Presentations in Hepatology: Rifaximin Associated With Quality-of-Life Improvements in Patients With Hepatic Encephalopathy

19 Jul

Rifaximin (Xifaxan, Salix) is a broad-spectrum oral antibiotic that is gut-selective and minimally absorbed. The agent has demonstrated efficacy in acute hepatic encephalopathy (HE). The randomized, double-blind, multinational, phase III trial RFHE3001, conducted in 299 patients with cirrhosis and a history of recurrent overt episodic HE, showed that rifaximin reduces the risk of breakthrough overt HE by 58% compared to placebo. In the current analysis, Sanyal and colleagues evaluated the effects of rifaximin and breakthrough HE on patient-reported health-related quality of life in patients enrolled in RFHE3001. Quality of life was assessed using the validated and disease-specific Chronic Liver Disease Questionnaire (CLDQ), in which 6 domains are ranked on a 7-point scale, with higher scores indicating a better quality of life.

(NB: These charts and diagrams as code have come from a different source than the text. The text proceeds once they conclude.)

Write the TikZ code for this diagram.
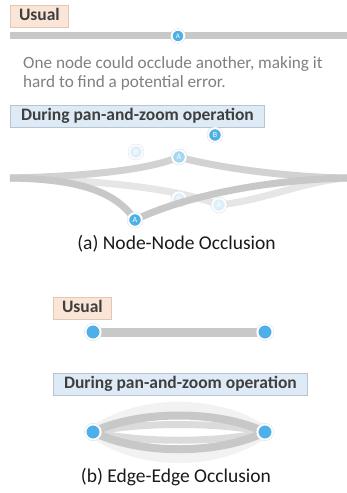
\documentclass[tikz,border=0pt]{standalone}
\usepackage{fontspec}
\setmainfont{Carlito}
\definecolor{usualfill}{HTML}{FBE5D6}
\definecolor{usualline}{HTML}{E3C7B6}
\definecolor{panfill}{HTML}{DEEBF7}
\definecolor{panline}{HTML}{B7C4D2}
\definecolor{titletext}{HTML}{3F3F3F}
\definecolor{notetext}{HTML}{7F7F7F}
\definecolor{captext}{HTML}{1A1A1A}
\definecolor{vertex}{HTML}{4EB0E9}
\definecolor{vertexhalf}{HTML}{A5D6F4}
\definecolor{vertexghost}{HTML}{DDEFFB}
\definecolor{linkdark}{HTML}{C8C8C8}
\definecolor{linkmid}{HTML}{D2D2D2}
\definecolor{linklight}{HTML}{E6E6E6}
\definecolor{linkfaint}{HTML}{F2F2F2}
\pgfdeclarelayer{ghostlinks}
\pgfdeclarelayer{ghostverts}
\pgfdeclarelayer{links}
\pgfsetlayers{ghostlinks,ghostverts,links,main}
\tikzset{
  tag/.style      = {rectangle, thick, anchor=north west, inner sep=0pt,
                     minimum height=22pt, text height=12pt, text depth=3pt,
                     text=titletext, font=\fontsize{17.5}{20}\selectfont\bfseries},
  usualtag/.style = {tag, fill=usualfill, draw=usualline, minimum width=58pt},
  pantag/.style   = {tag, fill=panfill, draw=panline, minimum width=254pt},
  note/.style     = {anchor=base west, inner sep=0pt, text=notetext,
                     font=\fontsize{17.2}{19}\selectfont},
  caption/.style  = {anchor=base, inner sep=0pt, text=captext,
                     font=\fontsize{19.5}{22}\selectfont},
  vert/.style     = {circle, inner sep=0pt, minimum size=13.5pt, fill=vertex,
                     draw=white, line width=1.8pt,
                     preaction={draw=black!13, line width=2.8pt},
                     text=white, font=\fontsize{8}{8}\selectfont},
  halfvert/.style = {vert, fill=vertexhalf},
  ghostvert/.style= {vert, fill=vertexghost},
  bigvert/.style  = {vert, minimum size=15pt, font=\tiny},
  link/.style     = {line width=7pt, draw=linkdark},
  midlink/.style  = {line width=7pt, draw=linkmid},
  ghostlink/.style= {line width=7pt, draw=linklight},
  faintlink/.style= {line width=11pt, draw=linkfaint},
}
\begin{document}
\begin{tikzpicture}[x=1pt, y=-1pt]
  \useasboundingbox (0,0) rectangle (347,493);

  % (a) usual
  \node[usualtag] (usualA) at (10,5) {Usual};
  \coordinate (barL) at (10,35.5);
  \coordinate (barR) at (347,35.5);
  \node[vert, minimum size=12.5pt, font=\fontsize{7}{7}\selectfont] (soloA) at (178,36) {A};
  \begin{pgfonlayer}{links}
    \draw[link, line width=7.5pt] (barL) -- (barR);
  \end{pgfonlayer}
  \node[note] (noteone) at (23,68) {One node could occlude another, making it};
  \node[note] (notetwo) at (23,87) {hard to find a potential error.};

  % (a) during pan-and-zoom
  \node[pantag] (panA) at (10,105) {During pan-and-zoom operation};
  \coordinate (fanL) at (10,178);
  \coordinate (fanR) at (347,178);
  \node[vert] (nodeB) at (215,135) {B};
  \node[halfvert] (midA) at (179,157) {A};
  \node[vert] (lowA) at (135,220) {A};
  \begin{pgfonlayer}{ghostverts}
    \node[ghostvert] (oldB) at (136,152) {B};
    \node[ghostvert] (oldBlow) at (179,199) {B};
    \node[ghostvert] (oldA) at (219,205) {A};
  \end{pgfonlayer}
  \begin{pgfonlayer}{ghostlinks}
    \draw[ghostlink] (fanL) .. controls (100,180) and (180,189) .. (oldA.center);
    \draw[ghostlink] (oldA.center) .. controls (265,200) and (305,181) .. (fanR);
  \end{pgfonlayer}
  \begin{pgfonlayer}{links}
    \draw[midlink] (fanL) .. controls (95,176) and (150,169) .. (midA.center);
    \draw[midlink] (midA.center) .. controls (210,166) and (280,177) .. (fanR);
    \draw[link] (fanL) .. controls (75,179) and (115,190) .. (lowA.center);
    \draw[link] (lowA.center) .. controls (180,198) and (260,180) .. (fanR);
  \end{pgfonlayer}
  \node[caption] (capA) at (176.5,249) {(a) Node-Node Occlusion};

  % (b) usual
  \node[usualtag] (usualB) at (53,297) {Usual};
  \node[bigvert] (barleft) at (93,332) {};
  \node[bigvert] (barright) at (265,332) {};
  \begin{pgfonlayer}{links}
    \draw[link, line width=9pt] (barleft) -- (barright);
  \end{pgfonlayer}

  % (b) during pan-and-zoom
  \node[pantag] (panB) at (53,373) {During pan-and-zoom operation};
  \node[bigvert] (ends1) at (93,432) {};
  \node[bigvert] (ends2) at (265,432) {};
  \begin{pgfonlayer}{ghostlinks}
    \draw[faintlink] (ends1.center) .. controls (140,399) and (218,399) .. (ends2.center);
    \draw[faintlink] (ends1.center) .. controls (140,466) and (218,466) .. (ends2.center);
  \end{pgfonlayer}
  \begin{pgfonlayer}{links}
    \draw[midlink, draw=linkmid!80] (ends1.center) .. controls (140,422) and (218,422) .. (ends2.center);
    \draw[midlink, draw=linkmid!80] (ends1.center) .. controls (140,443) and (218,443) .. (ends2.center);
    \draw[link, line width=8pt] (ends1.center) .. controls (140,410) and (218,410) .. (ends2.center);
    \draw[link, line width=8pt] (ends1.center) .. controls (140,455) and (218,455) .. (ends2.center);
  \end{pgfonlayer}
  \node[caption] (capB) at (176,482) {(b) Edge-Edge Occlusion};
\end{tikzpicture}
\end{document}
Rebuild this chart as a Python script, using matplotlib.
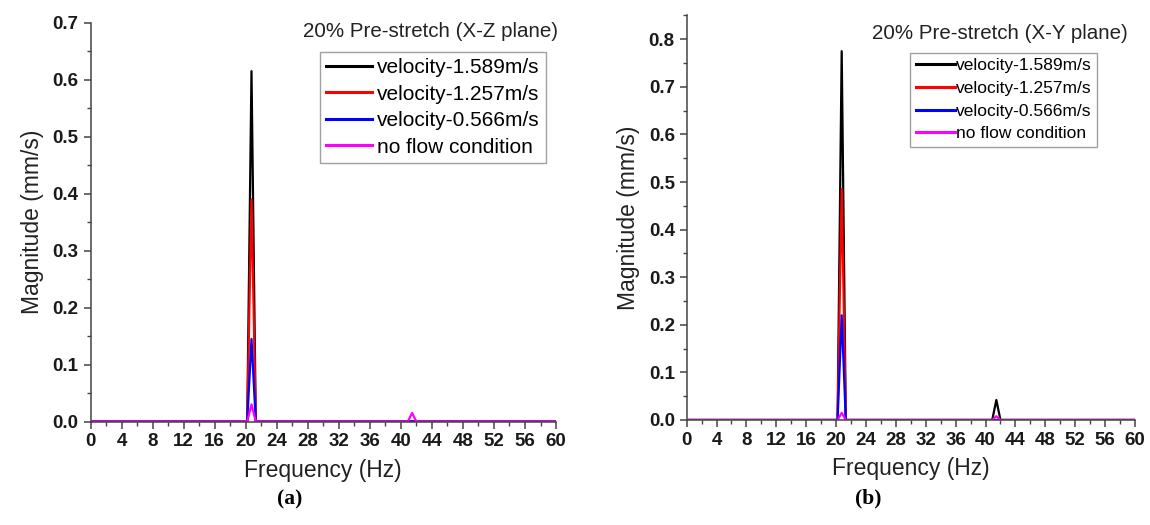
import matplotlib.pyplot as plt
from matplotlib.ticker import MultipleLocator

plt.rcParams['font.family'] = ['Liberation Sans', 'DejaVu Sans']

# frequency points (Hz)
freq = [0, 20.2, 20.75, 21.3, 40.9, 41.45, 42.0, 60]

# (a) X-Z plane, magnitude in mm/s
xz_v1589 = [0, 0, 0.615, 0, 0, 0.0, 0, 0]
xz_v1257 = [0, 0, 0.39, 0, 0, 0.0, 0, 0]
xz_v0566 = [0, 0, 0.145, 0, 0, 0.0, 0, 0]
xz_noflow = [0, 0, 0.03, 0, 0, 0.015, 0, 0]

# (b) X-Y plane
xy_v1589 = [0, 0, 0.775, 0, 0, 0.042, 0, 0]
xy_v1257 = [0, 0, 0.485, 0, 0, 0.0, 0, 0]
xy_v0566 = [0, 0, 0.22, 0, 0, 0.0, 0, 0]
xy_noflow = [0, 0, 0.015, 0, 0, 0.008, 0, 0]

labels = ['velocity-1.589m/s', 'velocity-1.257m/s', 'velocity-0.566m/s', 'no flow condition']
colors = ['black', 'red', 'blue', 'magenta']

fig = plt.figure(figsize=(11.5, 5.25), dpi=100)
ax1 = fig.add_axes([0.0787, 0.1971, 0.4048, 0.7596])
ax2 = fig.add_axes([0.5971, 0.2000, 0.3898, 0.7705])


def draw(ax, series, ymax, title, title_xy, leg_xy, leg_opts, tag, tag_xy):
    for vals, lab, c in zip(series, labels, colors):
        ax.plot(freq, vals, color=c, lw=1.6, label=lab)
    ax.set_xlim(0, 60)
    ax.set_ylim(0, ymax)
    ax.xaxis.set_major_locator(MultipleLocator(4))
    ax.xaxis.set_minor_locator(MultipleLocator(2))
    ax.yaxis.set_major_locator(MultipleLocator(0.1))
    ax.yaxis.set_minor_locator(MultipleLocator(0.05))
    ax.yaxis.set_major_formatter(lambda v, p: f'{v:.1f}')
    for s in ['top', 'right']:
        ax.spines[s].set_visible(False)
    for s in ['left', 'bottom']:
        ax.spines[s].set_color('#444444')
        ax.spines[s].set_linewidth(1.1)
    ax.tick_params(which='major', direction='out', length=5, width=1.1, color='#444444',
                   labelsize=13.5, pad=3.5)
    ax.tick_params(which='minor', direction='out', length=3, width=1.0, color='#444444')
    for t in ax.get_xticklabels() + ax.get_yticklabels():
        t.set_fontweight('bold')
        t.set_color('#1a1a1a')
    ax.set_xlabel('Frequency (Hz)', fontsize=16.5, color='#222222', labelpad=6)
    ax.set_ylabel('Magnitude (mm/s)', fontsize=16.5, color='#222222', labelpad=6)
    ax.text(title_xy[0], title_xy[1], title, transform=ax.transAxes, ha='right',
            va='center', fontsize=14.8, color='#222222')
    leg = ax.legend(loc='upper right', bbox_to_anchor=leg_xy, frameon=True,
                    fancybox=False, edgecolor='#888888', borderaxespad=0,
                    **leg_opts)
    leg.get_frame().set_linewidth(1.0)
    for h in leg.get_lines():
        h.set_linewidth(2.2)
    ax.text(tag_xy[0], tag_xy[1], tag, transform=ax.transAxes, ha='center', va='center',
            fontsize=15.5, fontweight='bold', family=['Liberation Serif', 'DejaVu Serif'])


draw(ax1, [xz_v1589, xz_v1257, xz_v0566, xz_noflow], 0.7,
     '20% Pre-stretch (X-Z plane)', (1.004, 0.977), (0.9785, 0.927),
     dict(fontsize=15, handlelength=2.2, handletextpad=0.25, borderpad=0.3,
          labelspacing=0.36), '(a)', (0.4286, -0.195))
draw(ax2, [xy_v1589, xy_v1257, xy_v0566, xy_noflow], 0.85,
     '20% Pre-stretch (X-Y plane)', (0.984, 0.956), (0.916, 0.908),
     dict(fontsize=12.5, handlelength=2.3, handletextpad=0.05, borderpad=0.3,
          labelspacing=0.44), '(b)', (0.404, -0.195))

fig.savefig('out.png', dpi=100)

The investigators found that rifaximin was associated with a significant improvement in the mean time-weighted average (TWA) score for the overall CLDQ (3.7 vs 2.9; P=.0093) and for all individual domains, including fatigue (3.2 vs 2.5; P=.0087). Adverse events occurred in 80% of patients in each arm. The most common adverse events were peripheral edema (15.0% with rifaximin vs 8.2% with placebo), nausea (14.3% vs 13.2%), dizziness (12.9% vs 8.2%), fatigue (12.1% vs 11.3%), and diarrhea (10.7% vs 13.2%). Twenty patients died during the trial, including 9 patients receiving rifaximin and 11 patients receiving placebo. The majority of deaths were attributed to disease progression. The investigators concluded that rifaximin is associated with significant quality-of-life improvements in patients with hepatic cirrhosis and recurrent, overt HE.